Of course, in a real-life bookshop one is led to titles  and authors previously unknown.  The front cover - indeed the title - can be very persuasive, in a way which does not happen with the Kindle.  Books with a visual element are wasted on it.  I continue to buy knitting books as books.


This is my progress so far on Houlland.  It's not been the easiest of starts, even after I managed the pick up.  I think you could call the pattern deceptively simple, as it has been only to easy to slip out of line (Twice) or even mistake a wrong side for a right side row (once).  The yarn I'm using, Filigree Lace, is a merino single and rather unforgiving to unpick.  I think I have the measure of the pattern now, but we'll see.


Finally a fingerless mitt, knitted while waiting for good enough daylight to unpick a couple of rows of Houlland.









Tuesday, January 10, 2017

Houlland





Remember this?  It's the edging lace for Houlland, a hap shawl from "The Book of Haps".  I completed the 64 peaks of the lace and then got stuck.  The next instruction was to pick up 315 stitches along the flat edge, right side facing.
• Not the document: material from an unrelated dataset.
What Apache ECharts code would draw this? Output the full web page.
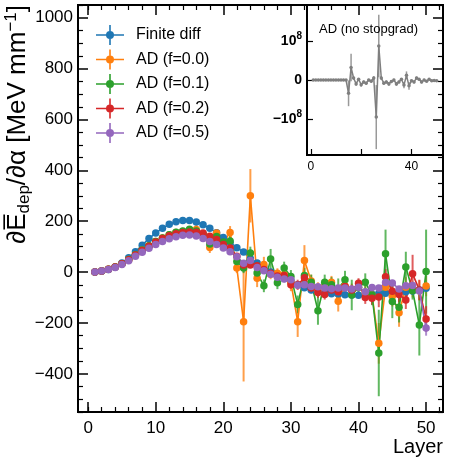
<!DOCTYPE html>
<html><head><meta charset="utf-8">
<script src="https://cdn.jsdelivr.net/npm/echarts@6/dist/echarts.min.js"></script>
<style>html,body{margin:0;padding:0;background:#fff}#c{width:450px;height:464px}</style>
</head><body><div id="c"></div>
<script>
// ---- data ----
const layers = Array.from({length: 50}, (_, i) => i + 1);
const seriesNames = ['Finite diff', 'AD (f=0.0)', 'AD (f=0.1)', 'AD (f=0.2)', 'AD (f=0.5)'];
const finiteDiff = [0,4,10,20,36,56,80,106,132,154,172,188,198,203,203,197,186,172,155,136,117,96,79,52,36,20,0,-16,-25,-35,-50,-62,-70,-76,-80,-85,-86,-89,-90,-91,-88,-87,-84,-83,-83,-80,-77,-74,-70,-64];
const finiteDiffErr = [0,1,1,1,1,1,1,1,2,2,2,2,2,2,2,2,2,2,2,2,2,2,2,2,2,2,2,2,2,2,2,2,2,2,2,2,2,2,2,2,2,2,2,2,2,2,2,2,2,2];
const adF00 = [0,4,11,20,33,50,68,87,104,120,134,147,156,160,158,167,147,97,154,114,156,16,-195,300,-24,30,-8,-5,-10,-40,-195,46,-35,-70,-55,-40,-115,-55,-70,-60,-80,-90,-280,-60,-95,-160,-60,-70,-72,-55];
const adF00Err = [0,1,1,1,2,2,3,3,4,5,5,6,8,10,10,18,15,22,15,15,25,20,235,105,35,30,20,20,20,35,60,60,25,30,25,25,40,25,25,25,25,25,80,30,40,55,40,30,40,40];
const adF01 = [0,4,11,20,33,50,68,87,104,120,134,147,157,162,168,162,150,110,140,118,122,42,16,75,-4,-54,51,-42,16,-17,-127,-13,-40,-152,-40,-50,-65,-30,-90,-60,-40,-90,-318,72,-116,-138,20,-73,-208,2];
const adF01Err = [0,1,1,1,2,2,3,3,4,5,5,6,8,10,12,12,12,15,15,18,35,25,20,25,25,25,40,25,25,25,35,30,30,55,30,30,40,35,60,30,35,40,170,95,65,60,60,35,120,165];
const adF02 = [0,4,11,20,33,49,67,85,102,118,132,143,151,156,158,157,154,141,128,108,95,62,28,28,25,10,-5,-15,-13,-50,-50,-22,-63,-80,-88,-70,-77,-57,-70,-44,-100,-103,-98,-18,-75,-88,-110,-7,-70,-184];
const adF02Err = [0,1,1,1,2,2,3,3,4,4,5,5,6,6,7,7,8,8,8,10,10,10,12,12,12,12,15,15,15,15,20,20,20,20,20,20,20,20,20,20,25,25,40,30,30,30,35,75,40,50];
const adF05 = [0,4,10,18,30,45,62,78,94,108,120,131,139,145,146,142,132,120,108,95,80,60,35,46,18,5,-8,-20,-27,-30,-52,-50,-57,-58,-63,-65,-63,-63,-66,-60,-77,-61,-63,-41,-43,-66,-54,-53,-74,-220];
const adF05Err = [0,1,1,1,2,2,2,3,3,3,4,4,4,5,5,5,5,6,6,6,6,6,8,8,8,8,8,8,8,8,10,10,10,10,10,10,10,10,10,10,10,10,10,10,10,10,10,10,12,30];
const noStopgrad = [0,0,0,0,0,0,0,0,0,0,0,0,0,0,-0.34e8,0.32e8,0.05e8,-0.1e8,0.02e8,-0.12e8,-0.05e8,-0.08e8,0,-0.03e8,0.05e8,-0.95e8,0.87e8,0.05e8,-0.08e8,-0.05e8,-0.1e8,-0.04e8,0,-0.1e8,-0.05e8,0.02e8,-0.13e8,0.12e8,-0.15e8,-0.02e8,-0.05e8,0.05e8,0.02e8,-0.05e8,0,-0.03e8,0.02e8,-0.02e8,-0.01e8,-0.02e8];
const noStopgradErr = [0,0,0,0,0,0,0,0,0,0,0,0,0,0.01e8,0.33e8,0.35e8,0.04e8,0.05e8,0.03e8,0.05e8,0.04e8,0.04e8,0.03e8,0.04e8,0.05e8,0.82e8,0.8e8,0.05e8,0.04e8,0.04e8,0.05e8,0.04e8,0.03e8,0.05e8,0.04e8,0.03e8,0.08e8,0.1e8,0.1e8,0.03e8,0.04e8,0.04e8,0.03e8,0.04e8,0.03e8,0.03e8,0.03e8,0.03e8,0.02e8,0.02e8];
const xTicks = [0,10,20,30,40,50];
const xMinorTicks = [0,2,4,6,8,12,14,16,18,22,24,26,28,32,34,36,38,42,44,46,48,52];
const yTicks = [-400,-200,0,200,400,600,800,1000];
const yMinorTicks = [-550,-500,-450,-350,-300,-250,-150,-100,-50,50,100,150,250,300,350,450,500,550,650,700,750,850,900,950,1050];
const insetXTicks = [0,20,40];
const insetXLabels = [0,40];
const insetYTicks = [-1e8,0,1e8];

// ---- chart ----
const colors = ['#1f77b4','#ff7f0e','#2ca02c','#d62728','#9467bd'];
const gray = '#7f7f7f';
const FONT = 'Liberation Sans, Arial, sans-serif';
const allVals = [finiteDiff, adF00, adF01, adF02, adF05];
const allErrs = [finiteDiffErr, adF00Err, adF01Err, adF02Err, adF05Err];

function errSeries(name, vals, errs, color, xi, yi, lw, op) {
  return {
    type: 'custom', name: name, xAxisIndex: xi, yAxisIndex: yi, clip: true, silent: true,
    itemStyle: {color: color},
    data: layers.map((l, i) => [l, vals[i] - errs[i], vals[i] + errs[i]]),
    encode: {x: 0, y: [1, 2]},
    renderItem: function (params, api) {
      const lo = api.coord([api.value(0), api.value(1)]);
      const hi = api.coord([api.value(0), api.value(2)]);
      return {type: 'line', shape: {x1: lo[0], y1: lo[1], x2: hi[0], y2: hi[1]},
        style: {stroke: color, lineWidth: lw, opacity: op}};
    }
  };
}
function lineSeries(name, vals, color, xi, yi, size, lw) {
  return {
    type: 'line', name: name, xAxisIndex: xi, yAxisIndex: yi,
    data: layers.map((l, i) => [l, vals[i]]),
    symbol: 'circle', symbolSize: size, showSymbol: true,
    itemStyle: {color: color}, lineStyle: {color: color, width: lw},
    animation: false, silent: true, clip: true
  };
}

const series = [];
for (let k = 0; k < 5; k++) {
  series.push(errSeries(seriesNames[k] + ' err', allVals[k], allErrs[k], colors[k], 0, 0, 2, 0.75));
  series.push(lineSeries(seriesNames[k], allVals[k], colors[k], 0, 0, 7.5, 1.6));
}
series.push(errSeries('nostop err', noStopgrad, noStopgradErr, gray, 4, 4, 1.5, 0.8));
series.push(lineSeries('nostop', noStopgrad, gray, 4, 4, 3.5, 1.5));

const tickMajor = {show: true, inside: true, length: 10, lineStyle: {color: '#000', width: 1.5}};
const tickMinor = {show: true, inside: true, length: 5, lineStyle: {color: '#000', width: 1.2}};
const minus = v => String(v).replace('-', '\u2212');
const noLine = {show: false, onZero: false};

function xAx(pos, ticks, minor, labels) {
  return {type: 'value', gridIndex: 0, position: pos, min: -1.5, max: 52.5,
    axisLine: noLine, splitLine: {show: false},
    axisTick: Object.assign({}, minor ? tickMinor : tickMajor, {customValues: ticks}),
    axisLabel: labels ? {show: true, customValues: ticks, fontSize: 17, color: '#000', fontFamily: FONT, margin: 8, formatter: minus} : {show: false}};
}
function yAx(pos, ticks, minor, labels) {
  return {type: 'value', gridIndex: 0, position: pos, min: -550, max: 1050,
    axisLine: noLine, splitLine: {show: false},
    axisTick: Object.assign({}, minor ? tickMinor : tickMajor, {customValues: ticks}),
    axisLabel: labels ? {show: true, customValues: ticks, fontSize: 17, color: '#000', fontFamily: FONT, margin: 5, formatter: minus} : {show: false}};
}

const legendIcon = 'path://M0,9.2h28v1.6h-28z M13.2,0h1.6v20h-1.6z M18,10a4,4 0 1,1 -8,0a4,4 0 1,1 8,0z';

const option = {
  backgroundColor: '#fff',
  animation: false,
  color: colors,
  textStyle: {fontFamily: FONT},
  grid: [
    {left: 78, top: 5, width: 365, height: 407, show: true, borderColor: '#000', borderWidth: 2, backgroundColor: 'transparent', containLabel: false},
    {left: 307, top: 5, width: 136, height: 150, show: true, borderColor: '#000', borderWidth: 2, backgroundColor: '#fff', containLabel: false}
  ],
  xAxis: [
    xAx('bottom', xTicks, false, true),
    xAx('bottom', xMinorTicks, true, false),
    xAx('top', xTicks, false, false),
    xAx('top', xMinorTicks, true, false),
    {type: 'value', gridIndex: 1, position: 'bottom', min: -1.5, max: 52.5,
      axisLine: noLine, splitLine: {show: false},
      axisTick: {show: true, inside: true, length: 6, customValues: insetXTicks, lineStyle: {color: '#000', width: 1.2}},
      axisLabel: {show: true, customValues: insetXLabels, fontSize: 12, color: '#000', fontFamily: FONT, margin: 6}}
  ],
  yAxis: [
    yAx('left', yTicks, false, true),
    yAx('left', yMinorTicks, true, false),
    yAx('right', yTicks, false, false),
    yAx('right', yMinorTicks, true, false),
    {type: 'value', gridIndex: 1, position: 'left', min: -1.92e8, max: 1.92e8,
      axisLine: noLine, splitLine: {show: false},
      axisTick: {show: true, inside: true, length: 6, customValues: insetYTicks, lineStyle: {color: '#000', width: 1.2}},
      axisLabel: {show: true, customValues: insetYTicks, margin: 5, color: '#000',
        formatter: v => v > 0 ? '{b|10}{s|8}' : (v < 0 ? '{b|\u221210}{s|8}' : '{b|0}'),
        rich: {b: {fontSize: 14, fontWeight: 'bold', fontFamily: FONT, color: '#000'},
               s: {fontSize: 10, fontWeight: 'bold', fontFamily: FONT, color: '#000', padding: [0, 0, 9, 0]}}}}
  ],
  legend: {
    left: 91, top: 20, orient: 'vertical', itemWidth: 28, itemHeight: 20, itemGap: 4.5,
    selectedMode: false,
    textStyle: {fontSize: 16, color: '#000', fontFamily: FONT, padding: [0, 0, 0, 7]},
    data: seriesNames.map((n, i) => ({name: n, icon: legendIcon, itemStyle: {color: colors[i]}}))
  },
  graphic: [
    {type: 'text', x: 18, y: 5, rotation: Math.PI / 2,
      style: {text: '{a|\u2202E\u0305}{sub|dep}{a|/\u2202\u03b1 [MeV mm}{sup|\u22121}{a|]}', align: 'right', verticalAlign: 'middle',
        rich: {a: {fontSize: 26, fontFamily: FONT, fill: '#000'},
               sub: {fontSize: 17, fontFamily: FONT, fill: '#000', padding: [13, 0, 0, 0]},
               sup: {fontSize: 17, fontFamily: FONT, fill: '#000', padding: [0, 0, 13, 0]}}}},
    {type: 'text', x: 443, y: 447, style: {text: 'Layer', fontSize: 20, fontFamily: FONT, fill: '#000', align: 'right', verticalAlign: 'middle'}},
    {type: 'text', x: 319, y: 29, z: 100, style: {text: 'AD (no stopgrad)', fontSize: 13, fontFamily: FONT, fill: '#000', align: 'left', verticalAlign: 'middle'}}
  ],
  series: series
};
const chart = echarts.init(document.getElementById('c'), null, {renderer: 'canvas'});
chart.setOption(option);
</script></body></html>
I did this, fairly successfully, but then I noticed that the right side now had quite a solid ugly ridge, while the wrong side looked much better.  Clearly I had picked up the wrong row somehow.  I tried again, but got stuck.  There was no consistent row to pick up and there were several shifts in the line, probably caused by me making small errors as I knitted the lace and not noticing.  I put it down after several attempts and gave it up as a bad job.

Recently I mentioned this on Jean in Edinburgh's blog and a knitter from Holland quoted the designer's advice on the matter - the designer, Donna Smith, lives in Shetland. This is how the knitting community works these days.

Now I have not only got the stitches picked up, but I've also realised something else.  I don't care for knitting on circular needles.  Stitches are hard to count against the cables and there is an awkward shift between the cable and the needle section.  But Donna Smith advises using sixteen inch needles.  Shetland knitters traditionally would have used wires ie long, thin, double pointed needles for whatever they were knitting.  So yesterday I bought a pair of long 3mm needles and the relief is palpable. 

So we emerge from the enforced break of the holidays.  Many years ago I remember a friend at college stating that she believed she could exist perfectly happily in isolation with Radio 4, some tapestry and a well-stocked library.  At eighteen, I have to say that I was doubtful about this - it seemed to leave out a few essentials.

However, with the gym closed and our usual activities on hold it has felt a little like that here.  I've been reading Juliet Barker's biography of the whole Bronte family, which runs to some 850 pages.  Just at the right time, up came Sally Wainwright's  brilliant film, "To Walk Invisible", on the same topic.  And then, the serial of "Northanger Abbey" available on catchup in two omnibus instalments...

A little tapestry to work while listening.  The extra crewel wool finally arrived and I was able to complete the design. Now I am just working the background stitches, which is much less fun.